An event at the School of International Arbitration of Queen Mary University of London looked at document production from both civil law and common law perspectives and featured insights from Alan Redfern, the inadvertent developer of the Redfern Schedule.
The insightful co-curricular seminar on 15 February featured panellists Monique Sasson and Lawrence Teh, representing the civil law and common law perspectives, respectively, with the school's founder Julian Lew KC and Mary Mitsi, lecturer in commercial law, as moderators.
Teh, who is the Singapore-based global co-head of Dentons' international arbitration practice, gave a historical account describing the development of document production in the common law context and highlighted the progressive delimitation of the scope of application of this tool.
As Teh explained, the common law rule in the Peruvian Guano case of 1882, allowing the disclosure of any document that could be reasonably supposed to be relevant, was naturally adopted by counsel and arbitrators in international cases.
With the first edition of the IBA Rules on the Taking of Evidence in 1999, the scope of document production in international arbitration started to narrow down and, since then, counsel and arbitrators have tried to properly delimitate the scope of the disclosure, using mechanisms such as the Redfern Schedule.

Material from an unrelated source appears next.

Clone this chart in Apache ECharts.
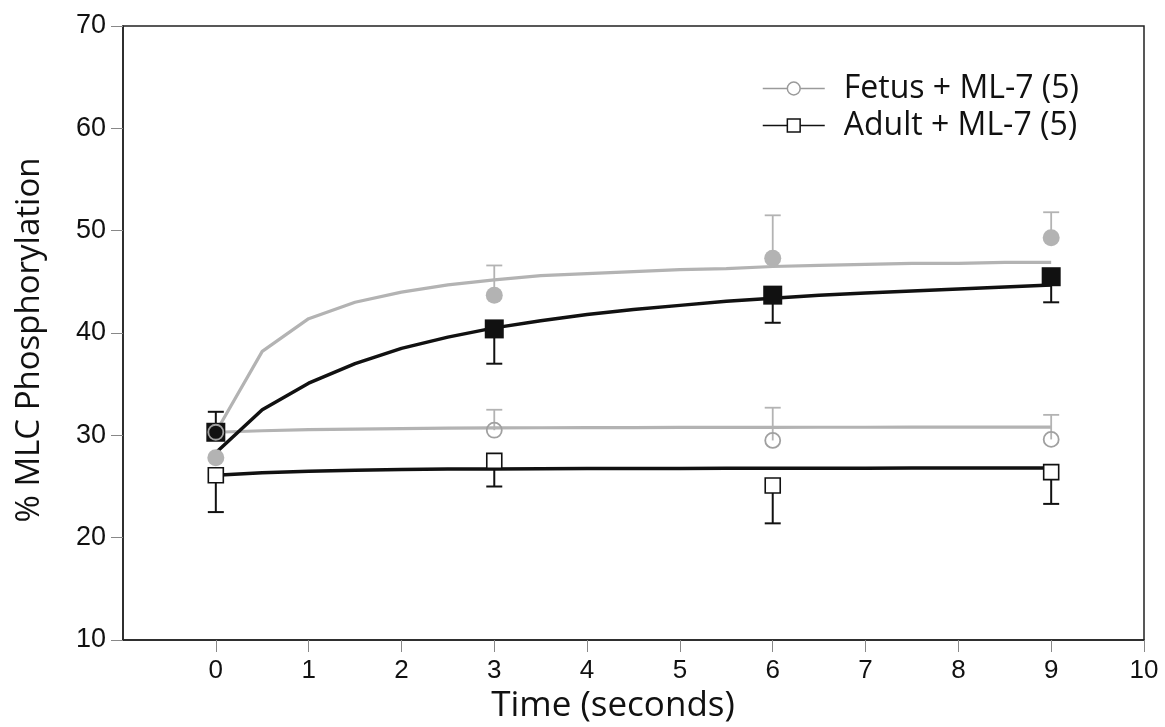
<!DOCTYPE html>
<html>
<head>
<meta charset="utf-8">
<script src="https://cdn.jsdelivr.net/npm/echarts@6/dist/echarts.min.js"></script>
<style>
  html, body { margin: 0; padding: 0; background: #fff; }
  #chart { width: 1165px; height: 727px; }
</style>
</head>
<body>
<div id="chart"></div>
<script>
// Sampling times (s) for the measured means
const times = [0, 3, 6, 9];

// Mean % MLC phosphorylation at each time
const fetusMeans    = [27.8, 43.7, 47.3, 49.3];
const adultMeans    = [30.3, 40.4, 43.7, 45.5];
const fetusMl7Means = [30.3, 30.5, 29.5, 29.6];
const adultMl7Means = [26.1, 27.5, 25.1, 26.4];

// One-sided SEM bars: positive = drawn above the mean, negative = below
const fetusErr    = [0, 2.9, 4.2, 2.5];
const adultErr    = [2.0, -3.4, -2.7, -2.5];
const fetusMl7Err = [0, 2.0, 3.2, 2.4];
const adultMl7Err = [-3.6, -2.5, -3.7, -3.1];

// Fitted time courses, sampled every 0.5 s
const fitTimes = [0, 0.5, 1, 1.5, 2, 2.5, 3, 3.5, 4, 4.5, 5, 5.5, 6, 6.5, 7, 7.5, 8, 8.5, 9];
const fetusFit    = [30.3, 38.2, 41.4, 43.0, 44.0, 44.7, 45.2, 45.6, 45.8, 46.0, 46.2, 46.3, 46.5, 46.6, 46.7, 46.8, 46.8, 46.9, 46.9];
const adultFit    = [28.3, 32.5, 35.1, 37.0, 38.5, 39.6, 40.5, 41.2, 41.8, 42.3, 42.7, 43.1, 43.4, 43.7, 43.9, 44.1, 44.3, 44.5, 44.7];
const fetusMl7Fit = [30.3, 30.45, 30.55, 30.6, 30.65, 30.7, 30.72, 30.74, 30.75, 30.76, 30.77, 30.78, 30.78, 30.79, 30.79, 30.8, 30.8, 30.8, 30.8];
const adultMl7Fit = [26.1, 26.35, 26.5, 26.6, 26.65, 26.7, 26.72, 26.74, 26.75, 26.76, 26.77, 26.78, 26.78, 26.79, 26.79, 26.8, 26.8, 26.8, 26.8];

// Axis ticks
const xTicks = [0, 1, 2, 3, 4, 5, 6, 7, 8, 9, 10];
const yTicks = [10, 20, 30, 40, 50, 60, 70];

const legendNames = ['Fetus + ML-7 (5)', 'Adult + ML-7 (5)'];

const GRAY = '#b3b3b3';
const BLACK = '#111111';

const pts = (xs, ys) => xs.map((x, i) => [x, ys[i]]);
const errData = (means, errs) => times.map((t, i) => [t, means[i], errs[i]]);

function errorSeries(name, means, errs, color, width) {
  return {
    type: 'custom',
    name: name,
    silent: true,
    z: 1,
    encode: { x: 0, y: 1 },
    data: errData(means, errs),
    renderItem: function (params, api) {
      const t = api.value(0), m = api.value(1), e = api.value(2);
      if (!e) return null;
      const p0 = api.coord([t, m]);
      const p1 = api.coord([t, m + e]);
      const half = 8;
      const style = { stroke: color, lineWidth: width };
      return {
        type: 'group',
        children: [
          { type: 'line', shape: { x1: p0[0], y1: p0[1], x2: p1[0], y2: p1[1] }, style: style },
          { type: 'line', shape: { x1: p1[0] - half, y1: p1[1], x2: p1[0] + half, y2: p1[1] }, style: style }
        ]
      };
    }
  };
}

function fitSeries(name, ys, color, width) {
  return {
    type: 'line',
    name: name,
    data: pts(fitTimes, ys),
    symbol: 'none',
    silent: true,
    z: 2,
    lineStyle: { color: color, width: width },
    emphasis: { disabled: true }
  };
}

const chart = echarts.init(document.getElementById('chart'), null, { renderer: 'canvas' });

chart.setOption({
  animation: false,
  backgroundColor: '#ffffff',
  grid: {
    left: 123, right: 21, top: 26, bottom: 87,
    show: true, borderColor: '#222', borderWidth: 1.5, backgroundColor: 'transparent'
  },
  legend: {
    orient: 'vertical',
    left: 762,
    top: 70,
    padding: 0,
    itemGap: 0,
    itemWidth: 62,
    itemHeight: 16,
    selectedMode: false,
    textStyle: {
      fontFamily: 'Open Sans',
      fontSize: 32,
      color: '#111',
      lineHeight: 37,
      padding: [0, 0, 0, 14]
    },
    data: [
      {
        name: legendNames[0],
        lineStyle: { opacity: 1, color: '#9a9a9a', width: 1.5 },
        itemStyle: { color: '#fff', borderColor: '#9a9a9a', borderWidth: 1.5 }
      },
      {
        name: legendNames[1],
        lineStyle: { opacity: 1, color: BLACK, width: 1.5 },
        itemStyle: { color: '#fff', borderColor: BLACK, borderWidth: 1.5 }
      }
    ]
  },
  xAxis: {
    type: 'value',
    min: -1,
    max: 10,
    interval: 1,
    axisLine: { show: true, onZero: false, lineStyle: { color: '#222', width: 1.5 } },
    axisTick: { show: true, inside: false, length: 12, customValues: xTicks, lineStyle: { color: '#888', width: 1 } },
    axisLabel: {
      customValues: xTicks,
      margin: 18,
      fontFamily: 'Liberation Sans',
      fontSize: 26,
      color: '#111'
    },
    splitLine: { show: false }
  },
  yAxis: {
    type: 'value',
    min: 10,
    max: 70,
    interval: 10,
    axisLine: { show: true, onZero: false, lineStyle: { color: '#222', width: 1.5 } },
    axisTick: { show: true, inside: false, length: 12, customValues: yTicks, lineStyle: { color: '#888', width: 1 } },
    axisLabel: {
      customValues: yTicks,
      margin: 17,
      fontFamily: 'Liberation Sans',
      fontSize: 27,
      color: '#111'
    },
    splitLine: { show: false }
  },
  graphic: [
    {
      type: 'text',
      x: 613, y: 706,
      style: {
        text: 'Time (seconds)',
        fontFamily: 'Open Sans', fontSize: 35, fill: '#111',
        align: 'center', verticalAlign: 'middle'
      }
    },
    {
      type: 'text',
      x: 30, y: 340,
      rotation: Math.PI / 2,
      style: {
        text: '% MLC Phosphorylation',
        fontFamily: 'Open Sans', fontSize: 33, fill: '#111',
        align: 'center', verticalAlign: 'middle'
      }
    }
  ],
  series: [
    errorSeries('fetus-err', fetusMeans, fetusErr, GRAY, 1.8),
    errorSeries('fetusMl7-err', fetusMl7Means, fetusMl7Err, GRAY, 1.8),
    errorSeries('adult-err', adultMeans, adultErr, BLACK, 2),
    errorSeries('adultMl7-err', adultMl7Means, adultMl7Err, BLACK, 2),

    fitSeries('fetus-fit', fetusFit, GRAY, 3.2),
    fitSeries('fetusMl7-fit', fetusMl7Fit, GRAY, 3.2),
    fitSeries('adult-fit', adultFit, BLACK, 3.5),
    fitSeries('adultMl7-fit', adultMl7Fit, BLACK, 3.5),

    {
      type: 'scatter',
      name: 'Fetus',
      data: pts(times, fetusMeans),
      symbol: 'circle',
      symbolSize: 17,
      z: 3,
      itemStyle: { color: GRAY, opacity: 1 },
      emphasis: { disabled: true }
    },
    {
      type: 'scatter',
      name: 'Adult',
      data: pts(times, adultMeans),
      symbol: 'rect',
      symbolSize: 19,
      z: 3,
      itemStyle: { color: BLACK, opacity: 1 },
      emphasis: { disabled: true }
    },
    {
      type: 'line',
      name: legendNames[1],
      data: pts(times, adultMl7Means),
      symbol: 'rect',
      symbolSize: 15,
      showSymbol: true,
      z: 4,
      lineStyle: { opacity: 0 },
      itemStyle: { color: '#fff', borderColor: BLACK, borderWidth: 1.6 },
      emphasis: { disabled: true }
    },
    {
      type: 'line',
      name: legendNames[0],
      data: pts(times, fetusMl7Means),
      symbol: 'circle',
      symbolSize: 15,
      showSymbol: true,
      z: 5,
      lineStyle: { opacity: 0 },
      itemStyle: { color: 'rgba(255,255,255,0)', borderColor: '#a0a0a0', borderWidth: 1.8 },
      emphasis: { disabled: true }
    }
  ]
});
</script>
</body>
</html>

From the common law perspective, he said the production of documents is broad, general, and justified by the aim of reaching the truth as an element of an adversarial approach.
Sasson, of counsel at D|R Litigation & Arbitration in Milan and a member of Arbitra, commented that the pursuit of truth, while relevant, may not always justify a broad disclosure of documents in civil law systems.
The civil law tradition with its inquisitorial approach aims to determine the relevant legal issues, as shown in the ICC’s terms of reference (article 23(1) of the ICC Arbitration Rules); to ascertain the facts that must be proven; and to allocate the burden of proof, she said.
When requesting the production of documents, civil law counsel bear in mind the burden of proof and focus on requesting only specific documents. This mindset is embedded in article 4 of the Rules on the Efficient Conduct of Proceedings in International Arbitration – the Prague Rules – which provides that every relevant document should be presented from the beginning of the proceedings, that document production should be avoided in general terms, and, if needed, the request should be motivated and specific.
Furthermore, it is not unusual in practice that parties from civil law jurisdictions agree on limiting or excluding document production. Thus, from the civil law perspective, document production is narrow and exceptional, which may explain why issues such as privilege and rules of exclusion are not as regulated and detailed in civil law systems as they are in common law jurisdictions.
The key discussion points of the seminar were whether document production is and should be an essential component of the international arbitration process; how document production should be determined; and the effect and application of the IBA Rules on the Taking of Evidence as well as the Prague Rules.
It was noted that most institutional arbitration rules do not cover the issue of document production so every tribunal must determine – on the basis of the parties’ origins and expectations, the nature of the case and the parties’ arguments – whether document production should be ordered and its extent.
At the end of the event, Redfern, a former head of litigation at Freshfields Bruckhaus Deringer and arbitrator at One Essex Court, took the floor to share his anecdotes and views on document production. He told how 20 years ago, he proposed asking the parties in a case to explain in one document their specific reasons for requesting or objecting to the production of each document.
Years later, Redfern said he learned that his simple suggestion had given rise to the "Redfern Schedule", now known to every arbitration practitioner in the world.
The seminar concluded with questions and reflections on how the civil law and common law approaches may clash in some cases but also nurture each other. Together they have influenced arbitration practice to the point that the further development of approaches to document production, encouraged by the use of artificial intelligence for example, will need to consider both perspectives to satisfy the expectations of the arbitration users.
The School of International Arbitration organises five or six co-curricular seminars every year, focused on practical topics which are of interest to both students on the school’s international dispute resolution courses but also to lawyers involved with international arbitration.
These seminars are presented on a comparative law basis, which is of course the nature of almost every international arbitration. The last co-curricular seminar before this took place in November 2022, looking at the application of substantive law in international commercial arbitration. It was moderated by the School's Director Norah Gallagher, with Beata Gessel, founder and senior partner of Gessel in Warsaw, and Steven Finizio, partner at WilmerHale in London, as speakers.
The next co-curricular seminar will be on advocacy, moderated by Loukas Mistelis, a partner at Clyde & Co in London and professor and director at the school.
The school is part of QMUL's Centre for Commercial Law Studies, based in east London.